We had three long tables set up for our “dinner guests.” My mother made beautiful runners and we simply had mums or candles on the tables. We had muted lighting and a fire in the fireplace, to create a warm and inviting space. We held our ceremony and reception in the same space so our guests didn't have to move (and to save time and money and cumbersome logistics).
Our biggest challenge: Because my partner is transgender, we struggled with how to reconcile the traditional parts of weddings (walking down the isle, dances with parents, deciding to legally marry) with how we wanted to share our commitment with our friends and family.
We wanted to involve our families in our ceremony, but not in the traditional way. Since we both have sisters, one part of the ceremony was called “the blessing of the sisters.” At this point our sisters joined us in front of our guests and promised to support our lifelong commitment to each other.
Also, instead of a traditional wedding cake, we made “s'mores.” We roasted “the first marshmallow” and fed each other a s'more. Then our guests roasted marshmallows and made s'mores during the reception.

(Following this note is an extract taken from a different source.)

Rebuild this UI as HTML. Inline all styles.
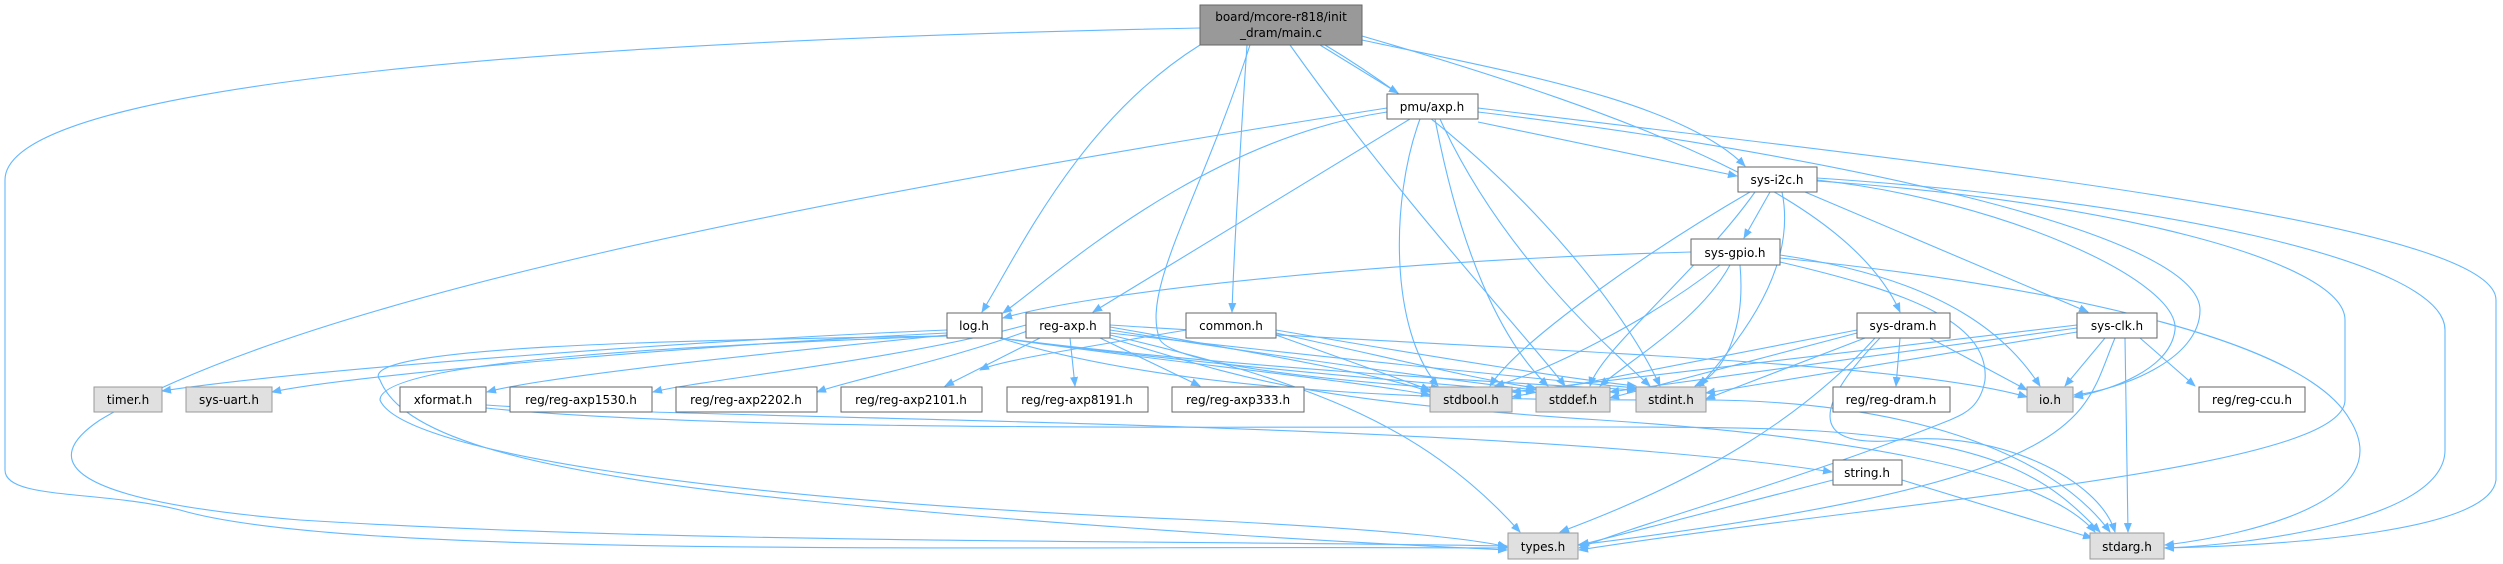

My favorite moment: Kris and I decided to write our own vows and did not reveal them to each other until we read them at the ceremony. I *loved* hearing these words for the first time that day and periodically re-read them to remind me of that awesome moment!
My advice for other offbeat brides: Don't feel obligated to follow tradition if it is not right for you. We heard so many comments from our guests about how they will never forget our ceremony because it was so remarkable and unique… and so “us.”